As of right now, Google is pretty much sitting on the sidelines of the emerging mobile payment market while Apple and its Apple Pay system make headway. Ah, but maybe not for long -- it's being reported that Google has strong interest in acquiring Softcard, the mobile payments firm that was previously known as Isis.
Citing un-named sources that are presumably "familiar with the situation," TechCrunch says the price might be under $100 million. If true, it would be a drop in the bucket for a company like Google, which raked in nearly $60 billion in revenue in 2013, and will likely report an even higher number for 2014 once all the figures are tallied.

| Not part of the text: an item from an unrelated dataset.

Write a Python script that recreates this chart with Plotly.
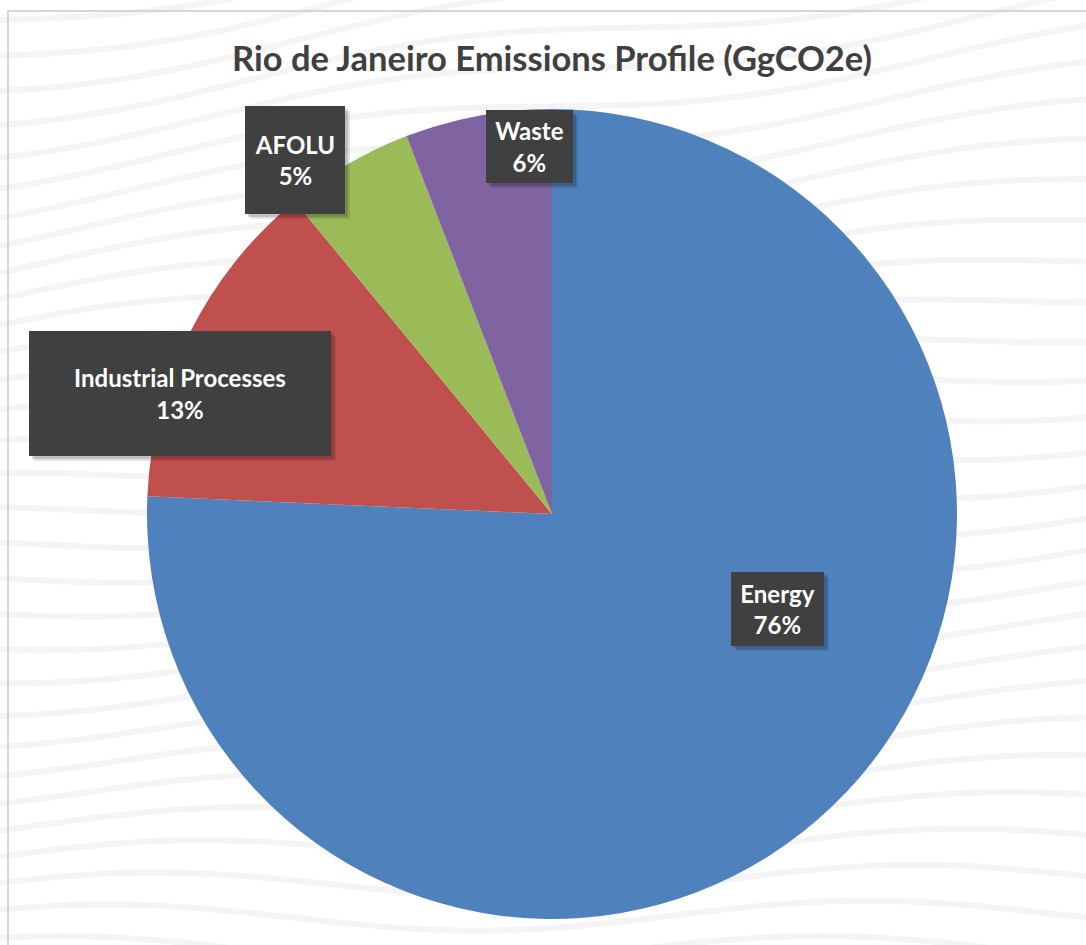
import math
import plotly.graph_objects as go

# ---- data ----
categories = ["Energy", "Industrial Processes", "AFOLU", "Waste"]
shares = [75.7, 13.35, 5.1, 5.85]
colors = ["#4F81BD", "#C0504D", "#9BBB59", "#8064A2"]
title_text = "Rio de Janeiro Emissions Profile (GgCO2e)"

# ---- layout / style ----
W, H = 1086, 945
CX, CY, R = 552, 514, 405          # pie centre and radius in pixels
label_radius = [0.604, 0.965, 1.080, 0.909]   # label distance (fraction of R)
label_turn = [-23.4, -8.6, -5.7, 7.1]         # angular nudge from slice middle (deg)
box_w = [93, 302, 100, 87]
box_h = [74, 125, 108, 73]
FONT = "Lato"

fig = go.Figure()
fig.add_trace(go.Pie(
    labels=categories,
    values=shares,
    marker=dict(colors=colors, line=dict(width=0)),
    sort=False,
    direction="clockwise",
    rotation=0,
    textinfo="none",
    hoverinfo="label+percent",
    showlegend=False,
    domain=dict(x=[(CX - R) / W, (CX + R) / W],
                y=[1 - (CY + R) / H, 1 - (CY - R) / H]),
))

# background wave decoration
shapes = []
for k in range(-4, 32):
    pts = []
    for i in range(0, 57):
        x = i * 20
        y = 20 + k * 31 + 14 * math.sin(2 * math.pi * x / 760 + 0.35 * k) - 0.15 * x * (1 - k / 30)
        pts.append((x / W, 1 - y / H))
    path = "M " + " L ".join(f"{px:.4f},{py:.4f}" for px, py in pts)
    shapes.append(dict(type="path", path=path, xref="paper", yref="paper",
                       line=dict(color="rgba(0,0,0,0.045)", width=6), layer="below"))
# frame
shapes.append(dict(type="rect", xref="paper", yref="paper",
                   x0=8 / W, x1=1.02, y0=-0.02, y1=1 - 11 / H,
                   line=dict(color="#c9c9c9", width=1.5), layer="below"))

annotations = []
total = sum(shares)
cum = 0
for i, (cat, v) in enumerate(zip(categories, shares)):
    mid = (cum + v / 2) / total * 360
    cum += v
    ang = math.radians(mid + label_turn[i])
    px = CX + label_radius[i] * R * math.sin(ang)
    py = CY - label_radius[i] * R * math.cos(ang)
    pct = round(100 * v / total)
    common = dict(x=px / W, y=1 - py / H, xref="paper", yref="paper",
                  xanchor="center", yanchor="middle", showarrow=False,
                  width=box_w[i], height=box_h[i], borderpad=0, borderwidth=0)
    annotations.append(dict(text=" ", bgcolor="rgba(0,0,0,0.10)", xshift=5, yshift=-5, **common))
    annotations.append(dict(text=" ", bgcolor="rgba(0,0,0,0.16)", xshift=3, yshift=-3, **common))
    annotations.append(dict(text=f"<b>{cat}<br>{pct}%</b>", bgcolor="#404040",
                            font=dict(family=FONT, size=24, color="white"), **common))

annotations.append(dict(text=f"<b>{title_text}</b>", x=552 / W, y=1 - 57 / H,
                        xref="paper", yref="paper", xanchor="center", yanchor="middle",
                        showarrow=False, font=dict(family=FONT, size=34.5, color="#404040")))

fig.update_layout(
    width=W, height=H,
    margin=dict(l=0, r=0, t=0, b=0),
    paper_bgcolor="white",
    plot_bgcolor="white",
    shapes=shapes,
    annotations=annotations,
)

fig.write_html("out.html")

Softcard may not be able to command as much as it wants due to its current troubles. It reportedly received hundreds of millions of dollars in a joint venture consisting of AT&T, Verizon, and T-Mobile, yet had to hand out around 60 pink slips earlier this month as part of a consolidation phase to "reduce costs and strengthen its business." If Google's going to strike, now might be the best time to do it. But will it happen?
"We don't have a comment, background, deep background, off the record steer, nod, wink, or any other verbal or non-verbal response to these sorts of rumors," the company said.

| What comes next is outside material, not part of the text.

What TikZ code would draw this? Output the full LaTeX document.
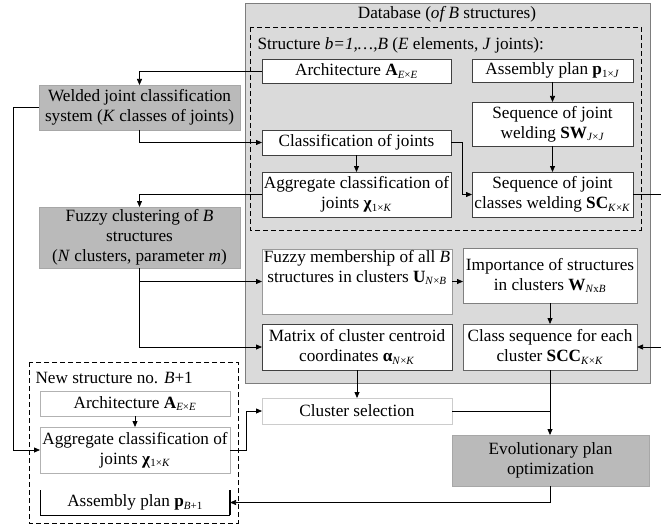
\documentclass[tikz,border=0pt]{standalone}
\usepackage{fontspec}
\setmainfont{Liberation Serif}
\usetikzlibrary{arrows.meta}
\definecolor{dbfill}{RGB}{218,218,218}
\definecolor{darkbox}{RGB}{186,186,186}
\definecolor{dbline}{RGB}{125,125,125}
\newcommand\sbs[1]{\textsubscript{\fontsize{11}{11}\selectfont #1}}
\begin{document}
\begin{tikzpicture}[x=1pt,y=-1pt,
  font=\fontsize{17.2}{20}\selectfont,
  box/.style={draw=black!75, fill=white, line width=0.6pt, inner sep=1pt, outer sep=0pt, align=center},
  lbox/.style={draw=black!30, fill=white, line width=0.6pt, inner sep=1pt, outer sep=0pt, align=center},
  gbox/.style={draw=darkbox!90!black, fill=darkbox, line width=0.4pt, inner sep=1pt, outer sep=0pt, align=center},
  arr/.style={-{Triangle[length=6pt,width=5pt]}, line width=0.75pt},
  ln/.style={line width=0.75pt},
  dashbox/.style={line width=0.9pt, dash pattern=on 5pt off 3pt}]
\clip (0,0) rectangle (661,524);
% database
\draw[fill=dbfill, draw=dbline, line width=0.8pt] (245,3) rectangle (650,383);
\node (dbt) at (447,14) {Database (\textit{of B} structures)};
\draw[dashbox] (250,27) rectangle (641,230);
\node[anchor=west] (stt) at (254,45) {Structure \textit{b=1,…,B} (\textit{E} elements, \textit{J} joints):};
% structure boxes
\node[box, minimum width=189pt, minimum height=24pt] (arch) at (356.5,71) {Architecture \textbf{A}\sbs{\textit{E}×\textit{E}}};
\node[box, minimum width=161pt, minimum height=23pt] (asm) at (552.5,70.5) {Assembly plan \textbf{p}\sbs{1×\textit{J}}};
\node[box, minimum width=161pt, minimum height=44pt] (sw) at (552.5,124) {Sequence of joint\\welding \textbf{SW}\sbs{\textit{J}×\textit{J}}};
\node[box, minimum width=189pt, minimum height=25pt] (cls) at (356.5,142.5) {Classification of joints};
\node[box, minimum width=189pt, minimum height=45pt] (agg) at (356.5,194.5) {Aggregate classification of\\joints \textbf{χ}\sbs{1×\textit{K}}};
\node[box, minimum width=161pt, minimum height=45pt] (sc) at (552.5,194.5) {Sequence of joint\\classes welding \textbf{SC}\sbs{\textit{K}×\textit{K}}};
% left gray boxes
\node[gbox, minimum width=201pt, minimum height=45pt] (weld) at (139.5,107.5) {Welded joint classification\\system (\textit{K} classes of joints)};
\node[gbox, minimum width=201pt, minimum height=61pt] (fuzc) at (139.5,237.5) {Fuzzy clustering of \textit{B}\\structures\\(\textit{N} clusters, parameter \textit{m})};
% lower database boxes
\node[box, draw=black!40, minimum width=190pt, minimum height=65pt] (fmem) at (357,281.5) {};
\node[anchor=north, align=center, inner sep=1pt] (fmemt) at (fmem.north) {Fuzzy membership of all \textit{B}\\structures in clusters \textbf{U}\sbs{\textit{N}×\textit{B}}};
\node[box, draw=black!50, minimum width=174pt, minimum height=55pt] (imp) at (550,275.5) {Importance of structures\\in clusters \textbf{W}\sbs{\textit{N}x\textit{B}}};
\node[box, minimum width=190pt, minimum height=46pt] (mat) at (357,347) {Matrix of cluster centroid\\coordinates \textbf{α}\sbs{\textit{N}×\textit{K}}};
\node[box, draw=black!60, minimum width=174pt, minimum height=46pt] (scc) at (550,347) {Class sequence for each\\cluster \textbf{SCC}\sbs{\textit{K}×\textit{K}}};
% outside
\node[lbox, draw=black!20, minimum width=190pt, minimum height=26pt] (csel) at (357,411) {Cluster selection};
\node[gbox, minimum width=197pt, minimum height=51pt] (evo) at (550.5,460.5) {Evolutionary plan\\optimization};
% new structure
\draw[dashbox] (29,362) rectangle (238,523);
\node[anchor=west] (nst) at (32,378) {New structure no. \textit{B}+1};
\node[lbox, minimum width=190pt, minimum height=25pt] (narch) at (135,403.5) {Architecture \textbf{A}\sbs{\textit{E}×\textit{E}}};
\node[lbox, minimum width=190pt, minimum height=46pt] (nagg) at (135,450) {Aggregate classification of\\joints \textbf{χ}\sbs{1×\textit{K}}};
\node[inner sep=1pt, outer sep=0pt, minimum width=190pt, minimum height=25pt] (nasm) at (135,502.5) {Assembly plan \textbf{p}\sbs{\textit{B}+1}};
\draw[line width=0.6pt] (nasm.north west) -- (nasm.south west) -- (nasm.south east);
\draw[line width=1.2pt] (nasm.north east) -- (nasm.south east);
% connectors
\draw[arr] (arch.west) -| (weld.north);
\draw[arr] (weld.south) |- (cls.west);
\draw[arr] (cls.south) -- (agg.north);
\draw[arr] (cls.east) -- ++(11,0) |- (sc.west);
\draw[arr] (agg.west) -| (fuzc.north);
\draw[arr] (asm.south) -- (sw.north);
\draw[arr] (sw.south) -- (sc.north);
\coordinate (rgt) at (668,194.5);
\draw[arr] (sc.east) -- (rgt) |- (scc.east);
\draw[arr] (fuzc.south) |- (mat.west);
\coordinate (fbr) at (fuzc.south |- fmem.west);
\draw[arr] (fbr) -- (fmem.west);
\draw[arr] (fmem.east) -- (fmem.east -| imp.west);
\draw[arr] (imp.south) -- (scc.north);
\draw[arr] (mat.south) -- (csel.north);
\draw[ln] (csel.east) -- (csel.east -| scc.south);
\draw[arr] (scc.south) -- (scc.south |- evo.north);
\draw[arr] (evo.south) |- (nasm.east);
\coordinate (lft) at (13,107.5);
\draw[arr] (weld.west) -- (lft) |- (nagg.west);
\draw[arr] (narch.south) -- (nagg.north);
\draw[arr] (nagg.east) -- ++(16,0) |- (csel.west);
\end{tikzpicture}
\end{document}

There isn't really anything to read between the lines there, which is typical when it comes to rumors and speculation. However, this would be a good chance for Google to get in the game. Softcard's system is based on a contactless NFC mobile payments system, like Apple Pay, and has over 200,000 merchants in the U.S., including places like Subway and McDonalds. Its app is available for Android and Windows Phone, but not iPhone devices.

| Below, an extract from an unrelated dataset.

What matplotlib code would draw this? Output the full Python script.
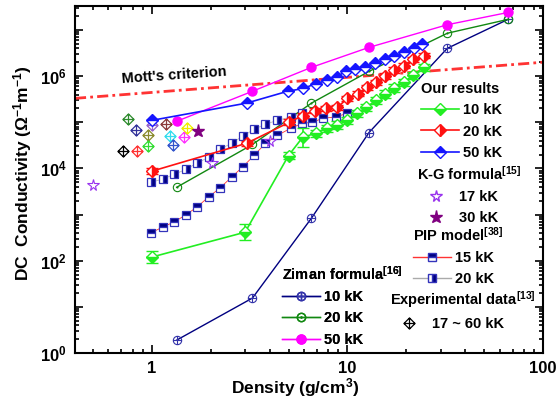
import numpy as np
import matplotlib
matplotlib.use("Agg")
import matplotlib.pyplot as plt
from matplotlib.path import Path
from matplotlib.lines import Line2D
from matplotlib.ticker import LogLocator, FuncFormatter, NullFormatter

plt.rcParams['font.family'] = ['Liberation Sans', 'DejaVu Sans']
plt.rcParams['font.weight'] = 'bold'
plt.rcParams['mathtext.fontset'] = 'custom'
for k in ['rm', 'it', 'bf', 'sf']:
    plt.rcParams['mathtext.' + k] = 'Liberation Sans:bold'

# ---------------- data ----------------
# Our results
our10_x = [1.0, 3.0, 5.0, 5.9, 6.9, 7.9, 8.9, 10.0, 11.2, 12.5, 14.0, 15.6, 17.4, 19.4, 21.7, 24.5]
our10_y = [120, 415, 1.9e4, 4.7e4, 5.8e4, 7.4e4, 8.7e4, 1.1e5, 1.56e5, 2.1e5, 3.0e5, 4.1e5, 5.5e5, 7.3e5, 1.05e6, 1.55e6]
our10_err = [0.35, 0.5, 0.2, 0.6, 0.2, 0.2, 0.2, 0.2, 0.2, 0.2, 0.2, 0.2, 0.2, 0.2, 0.2, 0.2]

our20_x = [1.0, 3.05, 5.05, 5.9, 6.8, 7.8, 8.9, 10.0, 11.3, 12.6, 14.0, 15.6, 17.4, 19.4, 21.7, 24.5]
our20_y = [8.7e3, 3.5e4, 1.0e5, 1.4e5, 1.8e5, 2.0e5, 2.1e5, 3.3e5, 4.2e5, 5.7e5, 7.3e5, 1.0e6, 1.35e6, 1.7e6, 2.3e6, 2.8e6]
our20_err = [0.15] * 16

our50_x = [1.0, 3.05, 4.95, 5.95, 6.9, 7.9, 8.8, 9.8, 11.0, 12.3, 13.8, 15.5, 17.4, 19.5, 21.8, 24.0]
our50_y = [1.1e5, 2.6e5, 4.7e5, 5.4e5, 6.9e5, 8.1e5, 9.4e5, 1.3e6, 1.45e6, 1.6e6, 1.9e6, 2.3e6, 2.7e6, 3.3e6, 4.0e6, 4.9e6]

# K-G formula
kg17_x = [0.5, 2.02, 4.0]
kg17_y = [4.3e3, 1.3e4, 3.9e4]
kg30_x = [1.72]
kg30_y = [6.4e4]

# PIP model
pip_x = [0.99, 1.14, 1.30, 1.49, 1.70, 1.95, 2.22, 2.56, 2.91, 3.35, 3.81, 4.39, 5.12, 5.89, 6.62, 7.53, 8.7, 9.9]
pip15_y = [400, 540, 690, 980, 1450, 2400, 3700, 6500, 1.07e4, 1.95e4, 3.5e4, 5.2e4, 7.4e4, 9.5e4, 1.0e5, 1.23e5, 1.3e5, 1.55e5]
pip20_y = [5.0e3, 5.9e3, 7.4e3, 9.5e3, 1.3e4, 1.74e4, 2.6e4, 3.5e4, 5.0e4, 7.1e4, 9.1e4, 1.1e5, 1.3e5, 1.55e5]

# Ziman formula
zim_x = [1.34, 3.27, 6.55, 12.9, 32.4, 66.3]
zim10_y = [1.9, 15.5, 835, 6.0e4, 4.0e6, 1.7e7]
zim20_y = [3.9e3, 3.3e4, 2.6e5, 1.27e6, 8.5e6, 1.7e7]
zim50_y = [1.05e5, 4.7e5, 1.55e6, 4.2e6, 1.3e7, 2.4e7]

# Experimental data
exp_x = [0.755, 0.83, 1.0, 1.18, 0.954, 0.71, 0.84, 0.954, 1.24, 1.28, 1.46, 1.51]
exp_y = [1.16e5, 6.7e4, 8.7e4, 9.1e4, 5.2e4, 2.35e4, 2.35e4, 3.0e4, 5.0e4, 3.2e4, 4.8e4, 7.4e4]
exp_c = ['#2E8B2E', '#33339A', '#9966CC', '#8B3A3A', '#8B8B2E', '#000000',
         '#FF3333', '#33DD33', '#33DDEE', '#3355CC', '#FF33FF', '#EEEE00']

# Mott's criterion
mott_x = [0.405, 100]
mott_y = [3.3e5, 2.0e6]

# ---------------- markers ----------------
M, L, C = Path.MOVETO, Path.LINETO, Path.CLOSEPOLY
diamond_plus = Path([(0, 1), (1, 0), (0, -1), (-1, 0), (0, 1), (0, 1), (0, -1), (-1, 0), (1, 0)],
                    [M, L, L, L, C, M, L, M, L])
cross = Path([(0, 1), (0, -1), (-1, 0), (1, 0)], [M, L, M, L])
circle_plus = Path.make_compound_path(Path.unit_circle(), cross)
small = Path(Path.unit_circle().vertices * 0.12, Path.unit_circle().codes)
circle_dot = Path.make_compound_path(Path.unit_circle(), small)

# ---------------- figure ----------------
fig = plt.figure(figsize=(5.56, 4.04), dpi=100)
ax = fig.add_axes([75 / 556, 51 / 404, 468 / 556, 347 / 404])
ax.set_xscale('log')
ax.set_yscale('log')
ax.set_xlim(0.405, 100)
ax.set_ylim(1, 10 ** 7.52)

green, red, blue = '#22EE22', '#FF1111', '#1515FF'
navy = '#000080'

# Mott's criterion
ax.plot(mott_x, mott_y, color='#FF3333', lw=2.0, linestyle=(0, (4, 1.5, 1, 1.5)), zorder=2)
ax.text(0.70, 7.0e5, "Mott's criterion", fontsize=10.5, fontweight='bold', rotation=4,
        ha='left', va='baseline')

# Ziman
ax.plot(zim_x, zim10_y, color=navy, lw=1.0, marker=circle_plus, ms=6, mfc='none', mec='#3333AA', mew=0.8, zorder=3)
ax.plot(zim_x, zim20_y, color='#118811', lw=1.0, marker=circle_dot, ms=6, mfc='none', mec='#118811', mew=0.8, zorder=3)
ax.plot(zim_x, zim50_y, color='#FF00FF', lw=1.0, marker='o', ms=6.5, mfc='#FF00FF', mec='#FF00FF', zorder=3)

# PIP
ax.plot(pip_x, pip15_y, color='#FF3333', lw=0.6, marker='s', ms=5.8, fillstyle='top',
        mfc=navy, mfcalt='white', mec='#3333BB', mew=0.9, zorder=4)
ax.plot(pip_x[:len(pip20_y)], pip20_y, color='#BBBBBB', lw=0.6, marker='s', ms=5.8, fillstyle='right',
        mfc=navy, mfcalt='white', mec='#3333BB', mew=0.9, zorder=4)

# Experimental
for xx, yy, cc in zip(exp_x, exp_y, exp_c):
    ax.plot([xx], [yy], linestyle='none', marker=diamond_plus, ms=8, mfc='none', mec=cc, mew=0.9, zorder=5)

# K-G
ax.plot(kg17_x, kg17_y, linestyle='none', marker='*', ms=8.5, mfc='none', mec='#9933EE', mew=0.8, zorder=5)
ax.plot(kg30_x, kg30_y, linestyle='none', marker='*', ms=9.5, mfc='#800080', mec='#800080', zorder=5)

# Our results
def errs(y, f):
    y = np.asarray(y, float)
    f = np.asarray(f, float)
    return [y - y / (1 + f), y * f]

ax.errorbar(our10_x, our10_y, yerr=errs(our10_y, our10_err), color=green, lw=1.2, marker='D', ms=6,
            fillstyle='bottom', mfc=green, mfcalt='white', mec=green, mew=1.0, capsize=4, elinewidth=1.2, zorder=6)
ax.errorbar(our20_x, our20_y, yerr=errs(our20_y, our20_err), color=red, lw=1.2, marker='D', ms=6,
            fillstyle='right', mfc=red, mfcalt='white', mec=red, mew=1.0, capsize=4, elinewidth=1.2, zorder=6)
ax.plot(our50_x, our50_y, color=blue, lw=1.2, marker='D', ms=6,
        fillstyle='top', mfc=blue, mfcalt='white', mec=blue, mew=1.0, zorder=6)

# ---------------- axes styling ----------------
for s in ax.spines.values():
    s.set_linewidth(1.5)
ax.tick_params(which='both', direction='in', top=True, right=True, width=1.2)
ax.tick_params(which='major', length=6, labelsize=12, pad=6)
ax.tick_params(which='minor', length=3)
ax.yaxis.set_major_locator(LogLocator(base=10, numticks=20))
ax.yaxis.set_minor_locator(LogLocator(base=10, subs=np.arange(2, 10), numticks=20))
ax.yaxis.set_major_formatter(FuncFormatter(lambda v, p: ("10$^{%d}$" % round(np.log10(v))) if round(np.log10(v)) % 2 == 0 else ""))
ax.yaxis.set_minor_formatter(NullFormatter())
ax.xaxis.set_major_formatter(FuncFormatter(lambda v, p: "%g" % v))
ax.xaxis.set_minor_formatter(NullFormatter())
for lab in ax.get_xticklabels() + ax.get_yticklabels():
    lab.set_fontweight('bold')

ax.set_xlabel("Density (g/cm$^3$)", fontsize=12.5, fontweight='bold')
ax.set_ylabel("DC  Conductivity ($\\Omega^{-1}$m$^{-1}$)", fontsize=12.5, fontweight='bold')
ax.xaxis.set_label_coords(0.47, -0.068)
ax.yaxis.set_label_coords(-0.088, 0.52)

# ---------------- legends ----------------
FS = 10.5
def make_leg(handles, labels, title, x, y):
    leg = ax.legend(handles, labels, title=title, loc='upper left',
                    bbox_to_anchor=(x / 556, 1 - y / 404), bbox_transform=fig.transFigure,
                    frameon=False, fontsize=FS, title_fontsize=FS, handlelength=2.6,
                    handletextpad=0.25, labelspacing=0.5, borderpad=0, borderaxespad=0,
                    alignment='left', numpoints=1)
    leg.get_title().set_fontweight('bold')
    for t in leg.get_texts():
        t.set_fontweight('bold')
    ax.add_artist(leg)
    return leg

h_our = [Line2D([], [], color=green, lw=1.2, marker='D', ms=6, fillstyle='bottom', mfc=green, mfcalt='white', mec=green),
         Line2D([], [], color=red, lw=1.2, marker='D', ms=6, fillstyle='right', mfc=red, mfcalt='white', mec=red),
         Line2D([], [], color=blue, lw=1.2, marker='D', ms=6, fillstyle='top', mfc=blue, mfcalt='white', mec=blue)]
make_leg(h_our, ['10 kK', '20 kK', '50 kK'], 'Our results', 421, 82)

h_kg = [Line2D([], [], ls='none', marker='*', ms=8.5, mfc='none', mec='#9933EE'),
        Line2D([], [], ls='none', marker='*', ms=9.5, mfc='#800080', mec='#800080')]
make_leg(h_kg, ['17 kK', '30 kK'], 'K-G formula$^{[15]}$', 417, 165)

h_pip = [Line2D([], [], color='#FF3333', lw=1.0, marker='s', ms=5.8, fillstyle='top', mfc=navy, mfcalt='white', mec='#3333BB'),
         Line2D([], [], color='#AAAAAA', lw=1.0, marker='s', ms=5.8, fillstyle='right', mfc=navy, mfcalt='white', mec='#3333BB')]
make_leg(h_pip, ['15 kK', '20 kK'], 'PIP model$^{[38]}$', 413, 226)

h_exp = [Line2D([], [], ls='none', marker=diamond_plus, ms=8, mfc='none', mec='black', mew=0.9)]
make_leg(h_exp, ['17 ~ 60 kK'], 'Experimental data$^{[13]}$', 390, 289)

h_zim = [Line2D([], [], color=navy, lw=1.0, marker=circle_plus, ms=6, mfc='none', mec='#3333AA'),
         Line2D([], [], color='#118811', lw=1.0, marker=circle_dot, ms=6, mfc='none', mec='#118811'),
         Line2D([], [], color='#FF00FF', lw=1.0, marker='o', ms=6.5, mfc='#FF00FF', mec='#FF00FF')]
make_leg(h_zim, ['10 kK', '20 kK', '50 kK'], 'Ziman formula$^{[16]}$', 282, 265)

fig.savefig('out.png', dpi=100)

A takeover by Google would also be a boon to employee morale.
"People at Softcard have a limited view of what's going on," one of the sources said. "The whole place has been in a complete depression for at least six to eight months, to the point where people weren't coming to work, and were being told in December to take it easy through the end of the year. In general, it's not a culture with a lot of transparency, so a lot of people are thinking the worst."
If not Google, it's possible that Microsoft or PayPal could swoop in and acquire Softcard, both of which have reportedly approached Softcard.